- _Goal_:
Quote the whole listing exactly. Leave the pictures out of your copy.

- _Recorded data_:

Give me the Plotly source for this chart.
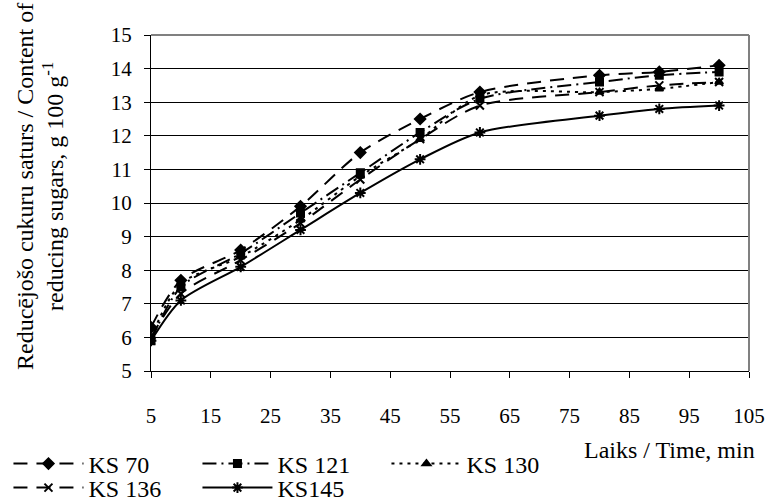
import plotly.graph_objects as go

time_min = [5, 10, 20, 30, 40, 50, 60, 80, 90, 100]
ks70 = [6.3, 7.7, 8.6, 9.9, 11.5, 12.5, 13.3, 13.8, 13.9, 14.1]
ks121 = [5.9, 7.5, 8.5, 9.7, 10.9, 12.1, 13.1, 13.6, 13.8, 13.9]
ks130 = [6.0, 7.6, 8.4, 9.5, 10.8, 11.9, 13.2, 13.3, 13.4, 13.6]
ks136 = [6.0, 7.3, 8.3, 9.4, 10.7, 11.9, 12.9, 13.3, 13.5, 13.6]
ks145 = [5.9, 7.1, 8.1, 9.2, 10.3, 11.3, 12.1, 12.6, 12.8, 12.9]

x_ticks = [5, 15, 25, 35, 45, 55, 65, 75, 85, 95, 105]
y_ticks = [5, 6, 7, 8, 9, 10, 11, 12, 13, 14, 15]

FONT = "Liberation Serif, Times New Roman, serif"

series = [
    ("KS 70", ks70, "diamond", "14px,9px", 8, "legend"),
    ("KS 121", ks121, "square", "14px,5px,2px,5px", 7, "legend"),
    ("KS 130", ks130, "triangle-up", "3px,5px", 7, "legend"),
    ("KS 136", ks136, "x-thin-open", "14px,9px", 8, "legend2"),
    ("KS145", ks145, "asterisk-open", None, 9, "legend2"),
]

fig = go.Figure()
for name, vals, sym, dash, msize, leg in series:
    fig.add_trace(go.Scatter(
        x=time_min, y=vals, name=name, mode="lines+markers", legend=leg,
        line=dict(color="black", width=2, shape="spline", smoothing=0.8,
                  dash=dash if dash else "solid"),
        marker=dict(symbol=sym, size=msize, color="black",
                    line=dict(color="black", width=2)),
    ))

leg_common = dict(
    orientation="h", xref="container", yref="container",
    x=0.011, xanchor="left", yanchor="middle",
    entrywidth=104, entrywidthmode="pixels",
    font=dict(family=FONT, size=24, color="black"),
    tracegroupgap=0, itemwidth=70,
    bgcolor="rgba(0,0,0,0)",
)

fig.update_layout(
    width=769, height=503,
    margin=dict(l=151, r=20, t=35, b=132, autoexpand=False),
    paper_bgcolor="white", plot_bgcolor="white",
    font=dict(family=FONT, size=21, color="black"),
    showlegend=True,
    legend=dict(leg_common, y=1 - 464 / 503),
    legend2=dict(leg_common, y=1 - 488 / 503),
    xaxis=dict(
        range=[5, 105], tickvals=x_ticks, ticktext=[str(v) for v in x_ticks],
        showgrid=False, zeroline=False, automargin=False,
        showline=True, linecolor="black", linewidth=1,
        ticks="outside", ticklen=6, tickcolor="black",
        ticklabelstandoff=20,
        tickfont=dict(family=FONT, size=21),
    ),
    yaxis=dict(
        range=[5, 15], tickvals=y_ticks,
        showgrid=True, gridcolor="black", gridwidth=1,
        zeroline=False, automargin=False,
        showline=True, linecolor="black", linewidth=1,
        ticks="outside", ticklen=6, tickcolor="black",
        ticklabelstandoff=8,
        tickfont=dict(family=FONT, size=21),
    ),
)

# grey plot-area border on top and right
fig.add_shape(type="line", xref="paper", yref="paper", x0=0, x1=1, y0=1, y1=1,
              line=dict(color="#808080", width=2))
fig.add_shape(type="line", xref="paper", yref="paper", x0=1, x1=1, y0=0, y1=1,
              line=dict(color="#808080", width=2))

fig.add_annotation(text="Laiks / Time, min", xref="paper", yref="paper",
                   x=1.013, y=-0.235, xanchor="right", yanchor="middle",
                   showarrow=False, font=dict(family=FONT, size=24))

# y-axis title, two lines placed individually
ytitle_lines = ["Reducējošo cukuru saturs / Content of",
                "reducing sugars, g 100 g<sup>-1</sup>"]
for line_text, xc in zip(ytitle_lines, [25, 53]):
    fig.add_annotation(text=line_text, xref="paper", yref="paper",
                       x=(xc - 151) / 598, y=(371 - 187) / 336,
                       xanchor="center", yanchor="middle", textangle=-90,
                       showarrow=False, font=dict(family=FONT, size=24))

fig.write_html("out.html")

- _Response to this exercise_:
Give me the Plotly source for this chart.
import plotly.graph_objects as go

time_min = [5, 10, 20, 30, 40, 50, 60, 80, 90, 100]
ks70 = [6.3, 7.7, 8.6, 9.9, 11.5, 12.5, 13.3, 13.8, 13.9, 14.1]
ks121 = [5.9, 7.5, 8.5, 9.7, 10.9, 12.1, 13.1, 13.6, 13.8, 13.9]
ks130 = [6.0, 7.6, 8.4, 9.5, 10.8, 11.9, 13.2, 13.3, 13.4, 13.6]
ks136 = [6.0, 7.3, 8.3, 9.4, 10.7, 11.9, 12.9, 13.3, 13.5, 13.6]
ks145 = [5.9, 7.1, 8.1, 9.2, 10.3, 11.3, 12.1, 12.6, 12.8, 12.9]

x_ticks = [5, 15, 25, 35, 45, 55, 65, 75, 85, 95, 105]
y_ticks = [5, 6, 7, 8, 9, 10, 11, 12, 13, 14, 15]

FONT = "Liberation Serif, Times New Roman, serif"

series = [
    ("KS 70", ks70, "diamond", "14px,9px", 8, "legend"),
    ("KS 121", ks121, "square", "14px,5px,2px,5px", 7, "legend"),
    ("KS 130", ks130, "triangle-up", "3px,5px", 7, "legend"),
    ("KS 136", ks136, "x-thin-open", "14px,9px", 8, "legend2"),
    ("KS145", ks145, "asterisk-open", None, 9, "legend2"),
]

fig = go.Figure()
for name, vals, sym, dash, msize, leg in series:
    fig.add_trace(go.Scatter(
        x=time_min, y=vals, name=name, mode="lines+markers", legend=leg,
        line=dict(color="black", width=2, shape="spline", smoothing=0.8,
                  dash=dash if dash else "solid"),
        marker=dict(symbol=sym, size=msize, color="black",
                    line=dict(color="black", width=2)),
    ))

leg_common = dict(
    orientation="h", xref="container", yref="container",
    x=0.011, xanchor="left", yanchor="middle",
    entrywidth=104, entrywidthmode="pixels",
    font=dict(family=FONT, size=24, color="black"),
    tracegroupgap=0, itemwidth=70,
    bgcolor="rgba(0,0,0,0)",
)

fig.update_layout(
    width=769, height=503,
    margin=dict(l=151, r=20, t=35, b=132, autoexpand=False),
    paper_bgcolor="white", plot_bgcolor="white",
    font=dict(family=FONT, size=21, color="black"),
    showlegend=True,
    legend=dict(leg_common, y=1 - 464 / 503),
    legend2=dict(leg_common, y=1 - 488 / 503),
    xaxis=dict(
        range=[5, 105], tickvals=x_ticks, ticktext=[str(v) for v in x_ticks],
        showgrid=False, zeroline=False, automargin=False,
        showline=True, linecolor="black", linewidth=1,
        ticks="outside", ticklen=6, tickcolor="black",
        ticklabelstandoff=20,
        tickfont=dict(family=FONT, size=21),
    ),
    yaxis=dict(
        range=[5, 15], tickvals=y_ticks,
        showgrid=True, gridcolor="black", gridwidth=1,
        zeroline=False, automargin=False,
        showline=True, linecolor="black", linewidth=1,
        ticks="outside", ticklen=6, tickcolor="black",
        ticklabelstandoff=8,
        tickfont=dict(family=FONT, size=21),
    ),
)

# grey plot-area border on top and right
fig.add_shape(type="line", xref="paper", yref="paper", x0=0, x1=1, y0=1, y1=1,
              line=dict(color="#808080", width=2))
fig.add_shape(type="line", xref="paper", yref="paper", x0=1, x1=1, y0=0, y1=1,
              line=dict(color="#808080", width=2))

fig.add_annotation(text="Laiks / Time, min", xref="paper", yref="paper",
                   x=1.013, y=-0.235, xanchor="right", yanchor="middle",
                   showarrow=False, font=dict(family=FONT, size=24))

# y-axis title, two lines placed individually
ytitle_lines = ["Reducējošo cukuru saturs / Content of",
                "reducing sugars, g 100 g<sup>-1</sup>"]
for line_text, xc in zip(ytitle_lines, [25, 53]):
    fig.add_annotation(text=line_text, xref="paper", yref="paper",
                       x=(xc - 151) / 598, y=(371 - 187) / 336,
                       xanchor="center", yanchor="middle", textangle=-90,
                       showarrow=False, font=dict(family=FONT, size=24))

fig.write_html("out.html")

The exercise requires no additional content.